Kothar Kagoj’s commitment to inclusion extends beyond representation on the printed page. It reflects a broader vision of literary citizenship in which participation itself becomes a shared cultural right. As one of the first literary platforms in Bangladesh to explicitly champion the concept of inclusive literature, the magazine has encouraged dialogue across generations, regions, professions, and creative traditions. Emerging writers are given opportunities to stand alongside established voices, not as exceptions but as valued contributors to an evolving literary community. In doing so, Kothar Kagoj challenges the notion that literary excellence belongs only to a select few and instead promotes a richer, more democratic understanding of literary culture.
Accessibility as an Act of Love
Perhaps the most quietly revolutionary dimension of Kothar Kagoj’s philosophy is its commitment to accessibility. Art and literature that no one can reach are like candles burning in sealed rooms. Beautiful, perhaps, but unable to warm anyone. Kothar Kagoj has worked thoughtfully against this tendency, making its content available both in print and through the digital platform Shobdomukur, Bangladesh’s first bilingual online literary library, so that geography, distance, and circumstance become smaller obstacles between the reader and the word.
Accessibility also lives in the magazine’s tone and in the quality of its writing selections.
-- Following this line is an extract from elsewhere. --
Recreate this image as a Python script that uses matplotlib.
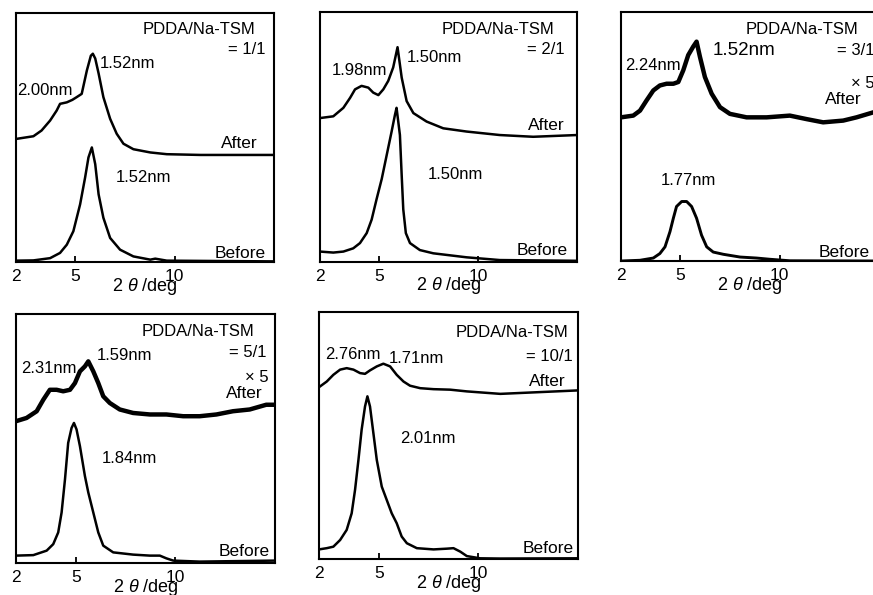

The prose and poetry it publishes speak to the reader rather than past them. This is its own form of generosity, a gift that says: you are welcome here, you do not need special credentials to understand or to feel.
The commitment to accessibility is also rooted in a belief that literature should never be limited by geography, economic circumstance, educational background, or social status. Kothar Kagoj has been a pioneer in Bangladesh in advocating for the idea that literature must be both accessible and inclusive if it is to remain socially relevant. Through print publications, digital initiatives, and the promotion of reader-friendly literary content, the magazine has worked to bring literature closer to people who might otherwise feel excluded from literary spaces. This approach recognises that every new reader strengthens the literary ecosystem and that the future of literature depends not only on producing exceptional works but also on ensuring that those works can be discovered, understood, and appreciated by the widest possible audience.
The Promise of What Is Coming
The truly exciting dimension of Kothar Kagoj’s philosophy is what it makes possible for the future of literature in Bangladesh. When sensitivity, inclusion, and accessibility become the organizing principles of a literary publication, something remarkable begins to happen. Readers who never saw themselves reflected in literary culture begin to read. Writers who had no natural home begin to write more freely. A community forms around shared humanity rather than shared privilege.
As the magazine continues to grow in readership across Bangladesh and internationally, as its vision earns recognition, and as its model inspires others, it points toward a literary ecosystem that is richer, broader, and more alive. Kothar Kagoj reminds us that the most enduring literature has always been the kind that says to its reader, simply and sincerely: this was written for you. In holding to that belief with such warmth and steadiness, the magazine has already changed the conversation. And the best pages, one feels certain, are still being written.